Lynda continue de suivre les dossiers de ses protégés, de collecter des vêtements, de prêter sa douche et sa machine à laver, quitte à voir sa facture d’eau doubler. Mais peu importe. L’important est de continuer à créer du lien, avec ses réseaux d’entraide invisibles. Ainsi, elle a permis à L., un Afghan de 35 ans, de rencontrer William, qui donnait des cours de français au sein du collectif Welcome Nanterre. Ils vivent depuis cinq mois dans le 17 m2 de William et ont réussi à créer un véritable vivre-ensemble.

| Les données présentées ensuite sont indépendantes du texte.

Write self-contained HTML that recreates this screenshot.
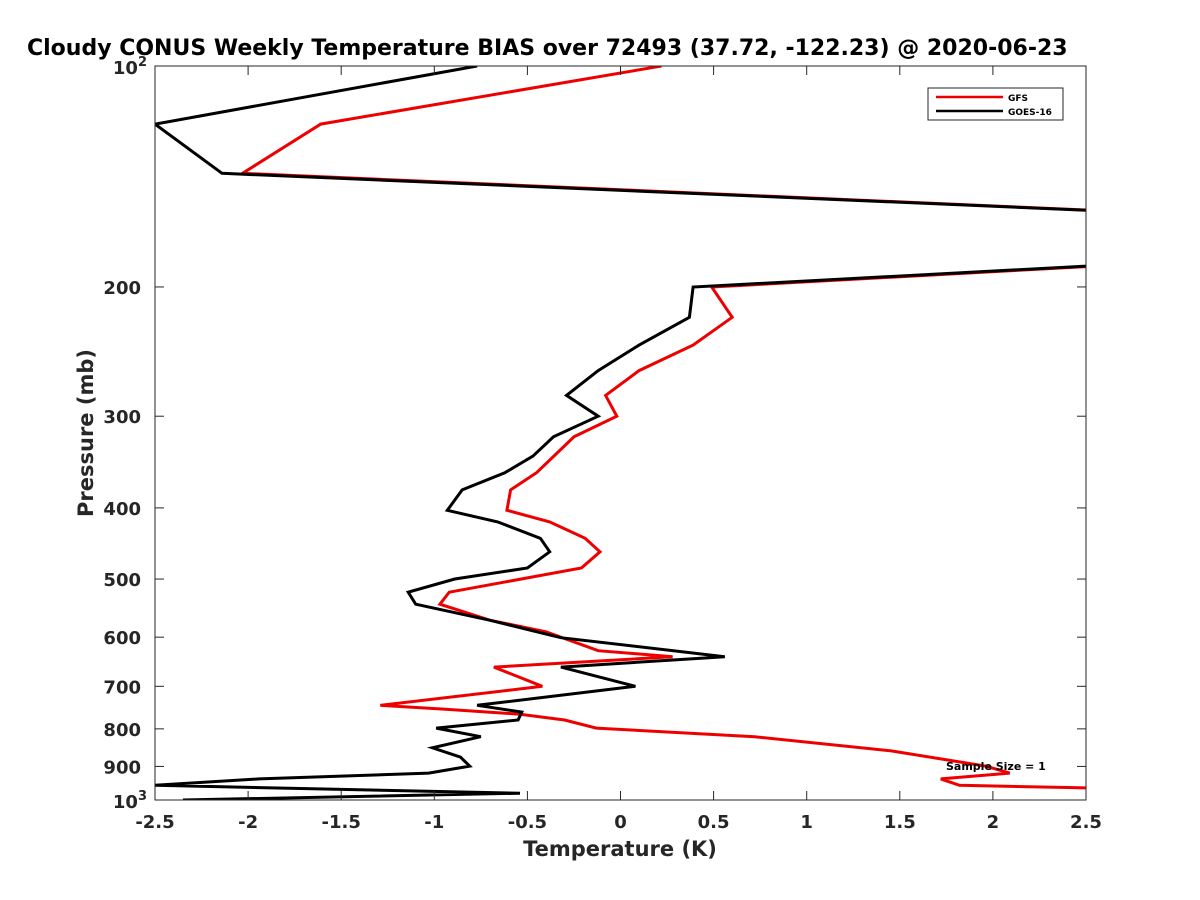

« Le mieux est de rester naturel avec lui, tout un étant conscient de sa situation. Je lui parle de moi, de ma famille, de mes soucis – mêmes s’ils peuvent paraître dérisoires par rapport aux siens –, je lui propose de m’accompagner en soirée… Parfois il refuse, car il a des problèmes de sommeil et préfère se coucher tôt, mais tout cela se fait sans aucune gêne », détaille l’étudiant originaire de Grenoble. L. a désormais son fauteuil attitré, tous deux s’amusent à négocier les tours de vaisselle, et ils ont même essayé de fabriquer un dambora, cet instrument de musique afghan dont L. sait jouer. Étudiant en ethnomusicologie, William doit partir au Chili en mars prochain, mais il essaye déjà de trouver une solution auprès de ses proches pour ne pas laisser son ami démuni.

Et le bouche-à-oreille fonctionne plutôt bien dans les réseaux de solidarité parisiens. En juin dernier, une amie demande à Sonia si elle accepterait d’héberger deux mineurs venant de Guinée-Conakry pour une nuit. Cela s’est transformé en deux nuits, puis trois, puis quatre… « Au départ, j’avais peur de l’état dans lequel ils allaient arriver après leur voyage, leurs nuits dans la rue… J’ai trois enfants, je dois aussi penser à préserver ma famille, mais leur joie de vivre était tellement forte que ma crainte s’est vite dissipée », raconte Sonia. La vie familiale dans la maison de Montreuil s’est naturellement réorganisée. L’une des filles a cédé sa chambre aux invités et leur donnait des cours de français, ils se baladaient dans Paris, Sonia leur a fait découvrir l’émission « C’est pas sorcier »… Aujourd’hui, l’un est à La Roche-sur-Yon, l’autre à Caen, mais les liens tissés ont résisté à la distance. « Ils appellent mes filles leurs sœurs de cœur, et je me suis promis que je n’hébergerai personne d’autre tant que A. et M. n’auront pas été pris en charge par l’État », souffle Sonia. Cette galaxie de citoyens solidaires n’est pas près de se dissiper, malgré l’ombre du délit de solidarité brandi par l’État pour rendre invisible leur humanité.